Sonic SVM Redesigns $SONIC Tokenomics With Strategic Buy-and-Lock Mechanism

Sonic SVM, the first Solana Virtual Machine (SVM) chain extension on the Solana network, is overhauling its tokenomics to introduce a sustainable value accrual mechanism for its native token, $SONIC. The update replaces traditional token burns with a market-driven buy-and-lock strategy designed to enhance long-term token value, liquidity depth, and alignment with the Solana ecosystem.

Protocol-Owned Demand Replaces Token Burns

The core of Sonic SVM’s new tokenomics model centers around redirecting transaction fees to create sustained buying pressure. Rather than burning tokens, 50% of all fees collected on the network will now be used to purchase $SONIC from the open market. These tokens will then be locked in a dedicated vault and distributed through a 24-month linear vesting schedule.

"This redesigned mechanism represents a fundamental shift in how we think about long-term token value," said Chris Zhu, CEO at Sonic SVM. "Rather than simply burning tokens, we're implementing a strategic approach that creates strategic demand while building protocol-owned liquidity."

The buy-and-lock system is engineered to tighten the token’s supply while maintaining constant demand, thus fostering a more stable and value-driven market dynamic for $SONIC holders.

Unlocking Deeper Liquidity Through SOL Staking

Sonic SVM is also revamping its liquidity provisioning model by repurposing a portion of transaction fees. Specifically, 12.5% of total transaction fees—collected as SOL—will be staked on the Solana mainnet. The staking rewards, combined with vested $SONIC tokens, will be used to seed new liquidity pools on Sonic SVM’s mainnet.

These LPs will be incentivized further to boost engagement and market activity.
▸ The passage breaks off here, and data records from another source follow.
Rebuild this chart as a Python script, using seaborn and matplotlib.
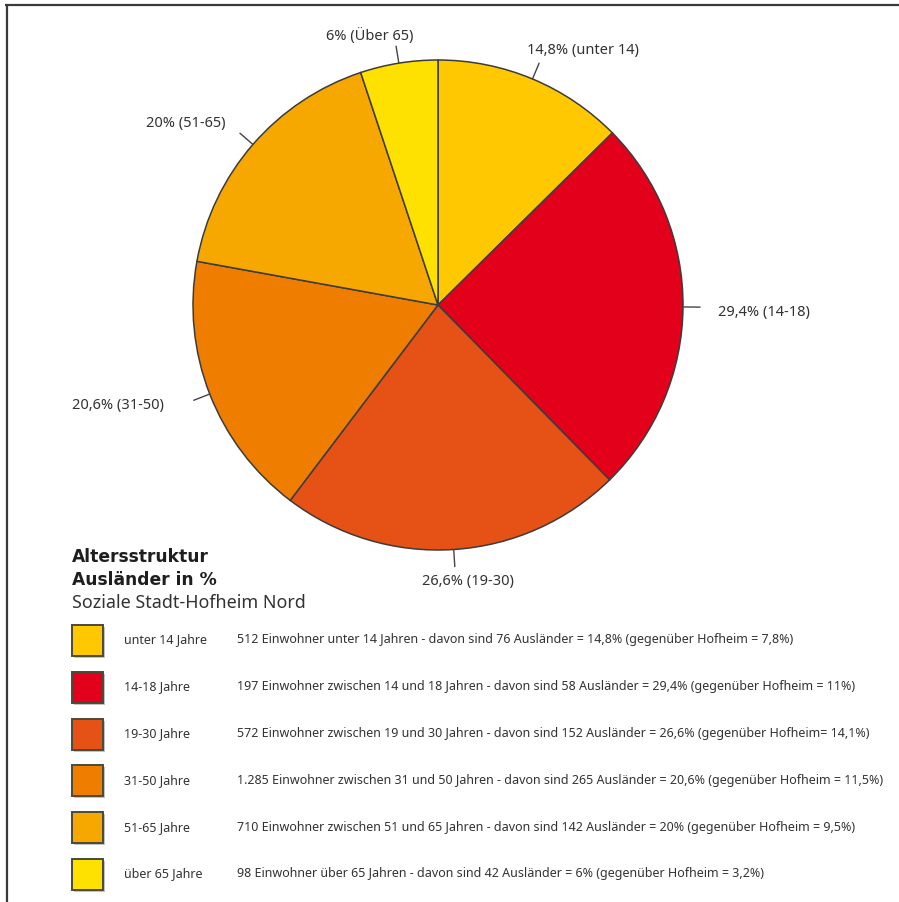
import numpy as np
import matplotlib
matplotlib.use("Agg")
import matplotlib.pyplot as plt
from matplotlib.patches import Rectangle
import seaborn as sns

# ---- data ----
categories = ["unter 14", "14-18", "19-30", "31-50", "51-65", "Über 65"]
percent = [14.8, 29.4, 26.6, 20.6, 20.0, 6.0]
pie_labels = ["14,8% (unter 14)", "29,4% (14-18)", "26,6% (19-30)",
              "20,6% (31-50)", "20% (51-65)", "6% (Über 65)"]
legend_names = ["unter 14 Jahre", "14-18 Jahre", "19-30 Jahre",
                "31-50 Jahre", "51-65 Jahre", "über 65 Jahre"]
legend_texts = [
    "512 Einwohner unter 14 Jahren - davon sind 76 Ausländer = 14,8% (gegenüber Hofheim = 7,8%)",
    "197 Einwohner zwischen 14 und 18 Jahren - davon sind 58 Ausländer = 29,4% (gegenüber Hofheim = 11%)",
    "572 Einwohner zwischen 19 und 30 Jahren - davon sind 152 Ausländer = 26,6% (gegenüber Hofheim= 14,1%)",
    "1.285 Einwohner zwischen 31 und 50 Jahren - davon sind 265 Ausländer = 20,6% (gegenüber Hofheim = 11,5%)",
    "710 Einwohner zwischen 51 und 65 Jahren - davon sind 142 Ausländer = 20% (gegenüber Hofheim = 9,5%)",
    "98 Einwohner über 65 Jahren - davon sind 42 Ausländer = 6% (gegenüber Hofheim = 3,2%)",
]
colors = ["#FFC800", "#E2001A", "#E65115", "#EE7D00", "#F6A800", "#FFE100"]

# ---- style ----
sns.set_theme(style="white")
plt.rcParams["font.family"] = ["Noto Sans", "DejaVu Sans"]
TXT = "#333333"

W, H = 899, 903
fig = plt.figure(figsize=(W / 100, H / 100), dpi=100)
fig.patch.set_facecolor("white")

# overlay axes in pixel coordinates (frame, title, legend)
ov = fig.add_axes([0, 0, 1, 1])
ov.set_xlim(0, W)
ov.set_ylim(H, 0)
ov.axis("off")
ov.patch.set_alpha(0)

# frame lines
ov.plot([5, W], [6, 6], color="#3a3a3a", lw=1.6, solid_capstyle="butt")
ov.plot([7, 7], [6, H], color="#3a3a3a", lw=1.6, solid_capstyle="butt")

# ---- pie ----
cx, cy, R = 438, 306, 245
pax = fig.add_axes([(cx - R) / W, 1 - (cy + R) / H, 2 * R / W, 2 * R / H])
wedges, _ = pax.pie(percent, colors=colors, startangle=90, counterclock=False,
                    wedgeprops=dict(edgecolor="#3c3c3c", linewidth=1.1))
pax.set_xlim(-1, 1)
pax.set_ylim(-1, 1)
pax.axis("off")

# label offsets (pixels) relative to the tick end: dx, dy, ha
offsets = [(44, 14, "center"), (18, -4, "left"), (13, -14, "center"),
           (-30, -4, "right"), (-14, 11, "right"), (-26, 11, "center")]
for w, lab, (dx, dy, ha) in zip(wedges, pie_labels, offsets):
    ang = np.deg2rad((w.theta1 + w.theta2) / 2)
    x0, y0 = np.cos(ang), np.sin(ang)
    pax.plot([x0 * 1.0, x0 * 1.07], [y0 * 1.0, y0 * 1.07],
             color="#444444", lw=1.0, clip_on=False)
    pax.annotate(lab, xy=(x0 * 1.07, y0 * 1.07), xytext=(dx, dy),
                 textcoords="offset pixels", ha=ha, va="center",
                 fontsize=10.5, color=TXT, annotation_clip=False)

# ---- title ----
ov.text(72, 557, "Altersstruktur", fontsize=12.3, fontweight="bold",
        family=["DejaVu Sans"], color="#1e1e1e", va="center", ha="left")
ov.text(72, 580, "Ausländer in %", fontsize=12.3, fontweight="bold",
        family=["DejaVu Sans"], color="#1e1e1e", va="center", ha="left")
ov.text(72, 603, "Soziale Stadt-Hofheim Nord", fontsize=12.9,
        color=TXT, va="center", ha="left")

# ---- legend ----
row0, step = 642, 46.8
for i, (c, nm, tx) in enumerate(zip(colors, legend_names, legend_texts)):
    yc = row0 + i * step
    ov.add_patch(Rectangle((74, yc - 14), 31, 31, facecolor="#9a9a9a",
                           edgecolor="none", alpha=0.6))
    ov.add_patch(Rectangle((72, yc - 16), 31, 31, facecolor=c,
                           edgecolor="#4a4a3a", linewidth=1.4))
    ov.text(124, yc - 2, nm, fontsize=9.0, color=TXT, va="center", ha="left")
    ov.text(237, yc - 2, tx, fontsize=9.0, color=TXT, va="center", ha="left")

fig.savefig("out.png", dpi=100, facecolor="white")
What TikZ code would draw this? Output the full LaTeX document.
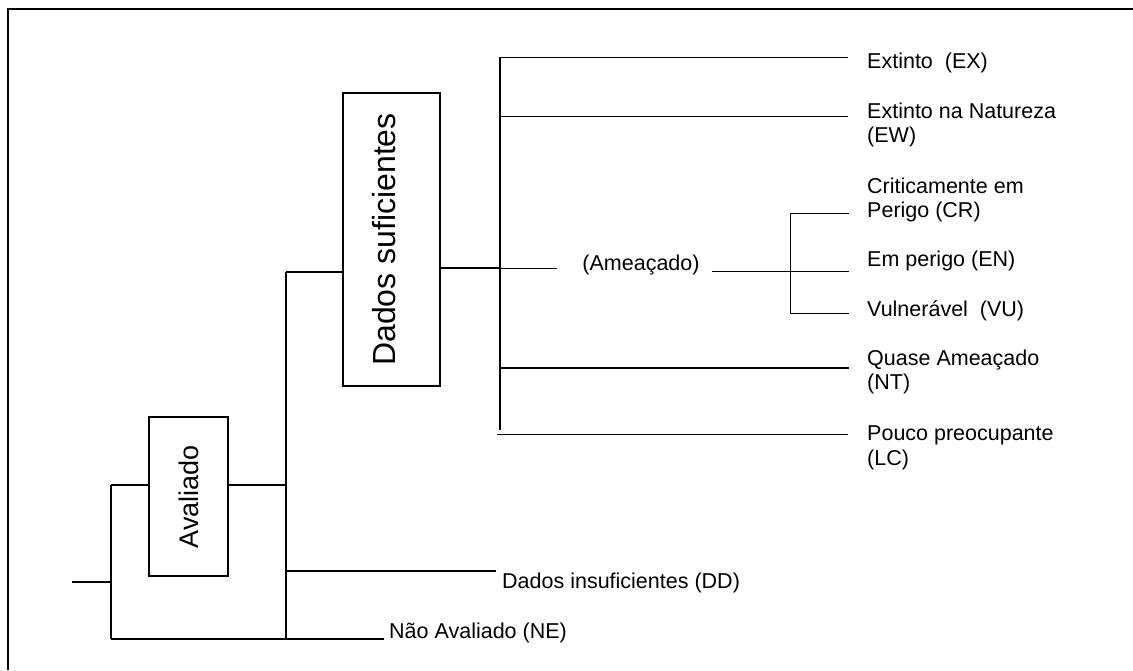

According to Sonic, this dual-token LP approach not only ensures deeper liquidity but also strengthens the protocol’s integration with Solana’s core infrastructure.

Key Benefits for the Ecosystem

The redesigned value accrual mechanism is poised to deliver several ecosystem-wide advantages:

  • Reduced Circulating Supply: Continuous market buys and vault-based locking decrease token availability.

  • Enhanced Liquidity: Protocol-owned liquidity makes $SONIC more accessible and reduces reliance on external market makers.

  • Solana Ecosystem Integration: By staking SOL and utilizing rewards within $SONIC LPs, the mechanism directly ties $SONIC growth to Solana’s success.

  • Improved User Incentives: Additional rewards for LPs aim to drive greater participation in network activities.

"As we continue scaling our infrastructure to support millions of users across our gaming and social platforms, this value accrual mechanism ensures our token economy grows in tandem with network usage," said Alan Zhu, co-founder and CPO of Sonic.

Implementation Timeline

The new tokenomics model will roll out in the coming weeks. Full technical documentation will be made available via the official Sonic SVM website. This initiative marks a strategic step in Sonic SVM’s roadmap as it continues to evolve as a programmable attention settlement layer on the Solana blockchain.